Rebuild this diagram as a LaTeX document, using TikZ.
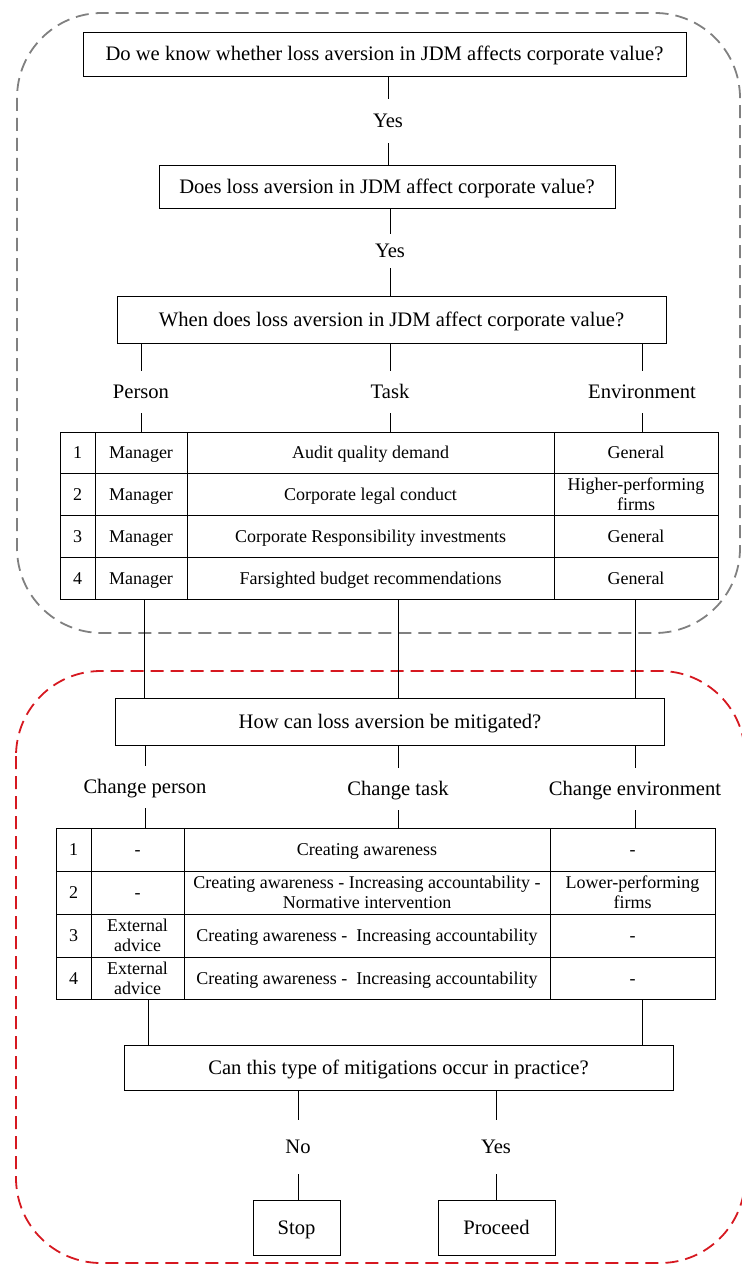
\documentclass[tikz,border=0pt]{standalone}
\usepackage{fontspec}
\setmainfont{Liberation Serif}
\definecolor{zgray}{RGB}{128,128,128}
\definecolor{zred}{RGB}{214,24,32}
\begin{document}
\begin{tikzpicture}[x=1pt,y=-1pt,
  conn/.style={line width=0.8pt},
  qbox/.style={draw, line width=0.9pt, inner sep=0pt, text height=14.4pt, text depth=0.6pt, font=\fontsize{20.6}{24}\selectfont},
  lbl/.style={inner sep=0pt, text height=14.4pt, text depth=0.6pt, font=\fontsize{20.6}{24}\selectfont},
  cell/.style={inner sep=0pt, text height=12.5pt, text depth=0.5pt, font=\fontsize{18}{20}\selectfont},
  cellm/.style={inner sep=0pt, align=center, font=\fontsize{18}{20}\selectfont},
  tbl/.style={draw, line width=0.9pt, inner sep=0pt},
  grid/.style={line width=0.9pt},
  grayzone/.style={draw=zgray, line width=1.8pt, dash pattern=on 13pt off 7pt, rounded corners=85pt},
  redzone/.style={draw=zred, line width=1.8pt, dash pattern=on 13pt off 7pt, rounded corners=85pt},
]
\useasboundingbox (0,0) rectangle (741,1265);

% zones
\draw[grayzone] (17,13) rectangle (740,633);
\draw[redzone] (16,671) rectangle (745,1263);

% top questions
\node[qbox, minimum width=603pt, minimum height=44pt] (b1) at (384.5,54) {Do we know whether loss aversion in JDM affects corporate value?};
\node[lbl, minimum height=44pt] (y1) at (388,121) {Yes};
\node[qbox, minimum width=456pt, minimum height=43pt] (b2) at (387,186.5) {Does loss aversion in JDM affect corporate value?};
\node[lbl, minimum height=34pt] (y2) at (390,251) {Yes};
\node[qbox, minimum width=549pt, minimum height=47pt] (b3) at (391.5,319.5) {When does loss aversion in JDM affect corporate value?};

\draw[conn] (b1.south -| y1) -- (y1.north);
\draw[conn] (y1.south) -- (y1.south |- b2.north);
\draw[conn] (b2.south -| y2) -- (y2.north);
\draw[conn] (y2.south) -- (y2.south |- b3.north);

% labels person/task/environment
\node[lbl, minimum height=42pt] (lp) at (141,392) {Person};
\node[lbl, minimum height=42pt] (lt) at (390,392) {Task};
\node[lbl, minimum height=42pt] (le) at (642,392) {Environment};

% table 1
\node[tbl, minimum width=658pt, minimum height=167pt] (t1) at (389,515.5) {};
\draw[grid] (95,432) -- (95,599) (187,432) -- (187,599) (554,432) -- (554,599);
\draw[grid] (60,473) -- (718,473) (60,515) -- (718,515) (60,557) -- (718,557);

\foreach \n in {lp,lt,le}{
  \draw[conn] (b3.south -| \n) -- (\n.north);
  \draw[conn] (\n.south) -- (\n.south |- t1.north);
}

\node[cell] (a11) at (77.5,452.5) {1};
\node[cell] (a12) at (141,452.5) {Manager};
\node[cell] (a13) at (370.5,452.5) {Audit quality demand};
\node[cell] (a14) at (636,452.5) {General};
\node[cell] (a21) at (77.5,494) {2};
\node[cell] (a22) at (141,494) {Manager};
\node[cell] (a23) at (370.5,494) {Corporate legal conduct};
\node[cellm] (a24) at (636,494) {Higher-performing\\firms};
\node[cell] (a31) at (77.5,536) {3};
\node[cell] (a32) at (141,536) {Manager};
\node[cell] (a33) at (370.5,536) {Corporate Responsibility investments};
\node[cell] (a34) at (636,536) {General};
\node[cell] (a41) at (77.5,578) {4};
\node[cell] (a42) at (141,578) {Manager};
\node[cell] (a43) at (370.5,578) {Farsighted budget recommendations};
\node[cell] (a44) at (636,578) {General};

% mitigation question
\node[qbox, minimum width=549pt, minimum height=47pt] (b4) at (390,721.5) {How can loss aversion be mitigated?};
\coordinate (k1) at (144,0);
\coordinate (k2) at (398,0);
\coordinate (k3) at (635,0);
\foreach \k in {k1,k2,k3}{
  \draw[conn] (t1.south -| \k) -- (b4.north -| \k);
}

\node[lbl, minimum height=42pt] (mp) at (145,787) {Change person};
\node[lbl, minimum height=42pt] (mt) at (398,789) {Change task};
\node[lbl, minimum height=42pt] (me) at (635,789) {Change environment};

% table 2
\node[tbl, minimum width=659pt, minimum height=171pt] (t2) at (385.5,913.5) {};
\draw[grid] (91,828) -- (91,999) (184,828) -- (184,999) (550,828) -- (550,999);
\draw[grid] (56,871) -- (715,871) (56,914) -- (715,914) (56,957) -- (715,957);

\foreach \n in {mp,mt,me}{
  \draw[conn] (b4.south -| \n) -- (\n.north);
  \draw[conn] (\n.south) -- (\n.south |- t2.north);
}

\node[cell] (c11) at (73.5,849.5) {1};
\node[cell] (c12) at (137.5,849.5) {-};
\node[cell] (c13) at (367,849.5) {Creating awareness};
\node[cell] (c14) at (632.5,849.5) {-};
\node[cell] (c21) at (73.5,892.5) {2};
\node[cell] (c22) at (137.5,892.5) {-};
\node[cellm] (c23) at (367,892.5) {Creating awareness - Increasing accountability -\\Normative intervention};
\node[cellm] (c24) at (632.5,892.5) {Lower-performing\\firms};
\node[cell] (c31) at (73.5,935.5) {3};
\node[cellm] (c32) at (137.5,935.5) {External\\advice};
\node[cell] (c33) at (367,935.5) {Creating awareness -\ \ Increasing accountability};
\node[cell] (c34) at (632.5,935.5) {-};
\node[cell] (c41) at (73.5,978) {4};
\node[cellm] (c42) at (137.5,978) {External\\advice};
\node[cell] (c43) at (367,978) {Creating awareness -\ \ Increasing accountability};
\node[cell] (c44) at (632.5,978) {-};

% practice question
\node[qbox, minimum width=549pt, minimum height=45pt] (b5) at (398.5,1067.5) {Can this type of mitigations occur in practice?};
\coordinate (q1) at (148,0);
\coordinate (q2) at (642,0);
\foreach \k in {q1,q2}{
  \draw[conn] (t2.south -| \k) -- (b5.north -| \k);
}

\node[lbl, minimum height=54pt] (no) at (298,1147) {No};
\node[lbl, minimum height=54pt] (ys) at (496,1147) {Yes};
\node[qbox, minimum width=87pt, minimum height=55pt] (stop) at (296.5,1227.5) {Stop};
\node[qbox, minimum width=117pt, minimum height=55pt] (proc) at (496.5,1227.5) {Proceed};

\foreach \n/\m in {no/stop,ys/proc}{
  \draw[conn] (b5.south -| \n) -- (\n.north);
  \draw[conn] (\n.south) -- (\n.south |- \m.north);
}
\end{tikzpicture}
\end{document}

▶ Exercise
Except for the pictures, reproduce every line exactly.

▶ Output of the task
Rebuild this diagram as a LaTeX document, using TikZ.
\documentclass[tikz,border=0pt]{standalone}
\usepackage{fontspec}
\setmainfont{Liberation Serif}
\definecolor{zgray}{RGB}{128,128,128}
\definecolor{zred}{RGB}{214,24,32}
\begin{document}
\begin{tikzpicture}[x=1pt,y=-1pt,
  conn/.style={line width=0.8pt},
  qbox/.style={draw, line width=0.9pt, inner sep=0pt, text height=14.4pt, text depth=0.6pt, font=\fontsize{20.6}{24}\selectfont},
  lbl/.style={inner sep=0pt, text height=14.4pt, text depth=0.6pt, font=\fontsize{20.6}{24}\selectfont},
  cell/.style={inner sep=0pt, text height=12.5pt, text depth=0.5pt, font=\fontsize{18}{20}\selectfont},
  cellm/.style={inner sep=0pt, align=center, font=\fontsize{18}{20}\selectfont},
  tbl/.style={draw, line width=0.9pt, inner sep=0pt},
  grid/.style={line width=0.9pt},
  grayzone/.style={draw=zgray, line width=1.8pt, dash pattern=on 13pt off 7pt, rounded corners=85pt},
  redzone/.style={draw=zred, line width=1.8pt, dash pattern=on 13pt off 7pt, rounded corners=85pt},
]
\useasboundingbox (0,0) rectangle (741,1265);

% zones
\draw[grayzone] (17,13) rectangle (740,633);
\draw[redzone] (16,671) rectangle (745,1263);

% top questions
\node[qbox, minimum width=603pt, minimum height=44pt] (b1) at (384.5,54) {Do we know whether loss aversion in JDM affects corporate value?};
\node[lbl, minimum height=44pt] (y1) at (388,121) {Yes};
\node[qbox, minimum width=456pt, minimum height=43pt] (b2) at (387,186.5) {Does loss aversion in JDM affect corporate value?};
\node[lbl, minimum height=34pt] (y2) at (390,251) {Yes};
\node[qbox, minimum width=549pt, minimum height=47pt] (b3) at (391.5,319.5) {When does loss aversion in JDM affect corporate value?};

\draw[conn] (b1.south -| y1) -- (y1.north);
\draw[conn] (y1.south) -- (y1.south |- b2.north);
\draw[conn] (b2.south -| y2) -- (y2.north);
\draw[conn] (y2.south) -- (y2.south |- b3.north);

% labels person/task/environment
\node[lbl, minimum height=42pt] (lp) at (141,392) {Person};
\node[lbl, minimum height=42pt] (lt) at (390,392) {Task};
\node[lbl, minimum height=42pt] (le) at (642,392) {Environment};

% table 1
\node[tbl, minimum width=658pt, minimum height=167pt] (t1) at (389,515.5) {};
\draw[grid] (95,432) -- (95,599) (187,432) -- (187,599) (554,432) -- (554,599);
\draw[grid] (60,473) -- (718,473) (60,515) -- (718,515) (60,557) -- (718,557);

\foreach \n in {lp,lt,le}{
  \draw[conn] (b3.south -| \n) -- (\n.north);
  \draw[conn] (\n.south) -- (\n.south |- t1.north);
}

\node[cell] (a11) at (77.5,452.5) {1};
\node[cell] (a12) at (141,452.5) {Manager};
\node[cell] (a13) at (370.5,452.5) {Audit quality demand};
\node[cell] (a14) at (636,452.5) {General};
\node[cell] (a21) at (77.5,494) {2};
\node[cell] (a22) at (141,494) {Manager};
\node[cell] (a23) at (370.5,494) {Corporate legal conduct};
\node[cellm] (a24) at (636,494) {Higher-performing\\firms};
\node[cell] (a31) at (77.5,536) {3};
\node[cell] (a32) at (141,536) {Manager};
\node[cell] (a33) at (370.5,536) {Corporate Responsibility investments};
\node[cell] (a34) at (636,536) {General};
\node[cell] (a41) at (77.5,578) {4};
\node[cell] (a42) at (141,578) {Manager};
\node[cell] (a43) at (370.5,578) {Farsighted budget recommendations};
\node[cell] (a44) at (636,578) {General};

% mitigation question
\node[qbox, minimum width=549pt, minimum height=47pt] (b4) at (390,721.5) {How can loss aversion be mitigated?};
\coordinate (k1) at (144,0);
\coordinate (k2) at (398,0);
\coordinate (k3) at (635,0);
\foreach \k in {k1,k2,k3}{
  \draw[conn] (t1.south -| \k) -- (b4.north -| \k);
}

\node[lbl, minimum height=42pt] (mp) at (145,787) {Change person};
\node[lbl, minimum height=42pt] (mt) at (398,789) {Change task};
\node[lbl, minimum height=42pt] (me) at (635,789) {Change environment};

% table 2
\node[tbl, minimum width=659pt, minimum height=171pt] (t2) at (385.5,913.5) {};
\draw[grid] (91,828) -- (91,999) (184,828) -- (184,999) (550,828) -- (550,999);
\draw[grid] (56,871) -- (715,871) (56,914) -- (715,914) (56,957) -- (715,957);

\foreach \n in {mp,mt,me}{
  \draw[conn] (b4.south -| \n) -- (\n.north);
  \draw[conn] (\n.south) -- (\n.south |- t2.north);
}

\node[cell] (c11) at (73.5,849.5) {1};
\node[cell] (c12) at (137.5,849.5) {-};
\node[cell] (c13) at (367,849.5) {Creating awareness};
\node[cell] (c14) at (632.5,849.5) {-};
\node[cell] (c21) at (73.5,892.5) {2};
\node[cell] (c22) at (137.5,892.5) {-};
\node[cellm] (c23) at (367,892.5) {Creating awareness - Increasing accountability -\\Normative intervention};
\node[cellm] (c24) at (632.5,892.5) {Lower-performing\\firms};
\node[cell] (c31) at (73.5,935.5) {3};
\node[cellm] (c32) at (137.5,935.5) {External\\advice};
\node[cell] (c33) at (367,935.5) {Creating awareness -\ \ Increasing accountability};
\node[cell] (c34) at (632.5,935.5) {-};
\node[cell] (c41) at (73.5,978) {4};
\node[cellm] (c42) at (137.5,978) {External\\advice};
\node[cell] (c43) at (367,978) {Creating awareness -\ \ Increasing accountability};
\node[cell] (c44) at (632.5,978) {-};

% practice question
\node[qbox, minimum width=549pt, minimum height=45pt] (b5) at (398.5,1067.5) {Can this type of mitigations occur in practice?};
\coordinate (q1) at (148,0);
\coordinate (q2) at (642,0);
\foreach \k in {q1,q2}{
  \draw[conn] (t2.south -| \k) -- (b5.north -| \k);
}

\node[lbl, minimum height=54pt] (no) at (298,1147) {No};
\node[lbl, minimum height=54pt] (ys) at (496,1147) {Yes};
\node[qbox, minimum width=87pt, minimum height=55pt] (stop) at (296.5,1227.5) {Stop};
\node[qbox, minimum width=117pt, minimum height=55pt] (proc) at (496.5,1227.5) {Proceed};

\foreach \n/\m in {no/stop,ys/proc}{
  \draw[conn] (b5.south -| \n) -- (\n.north);
  \draw[conn] (\n.south) -- (\n.south |- \m.north);
}
\end{tikzpicture}
\end{document}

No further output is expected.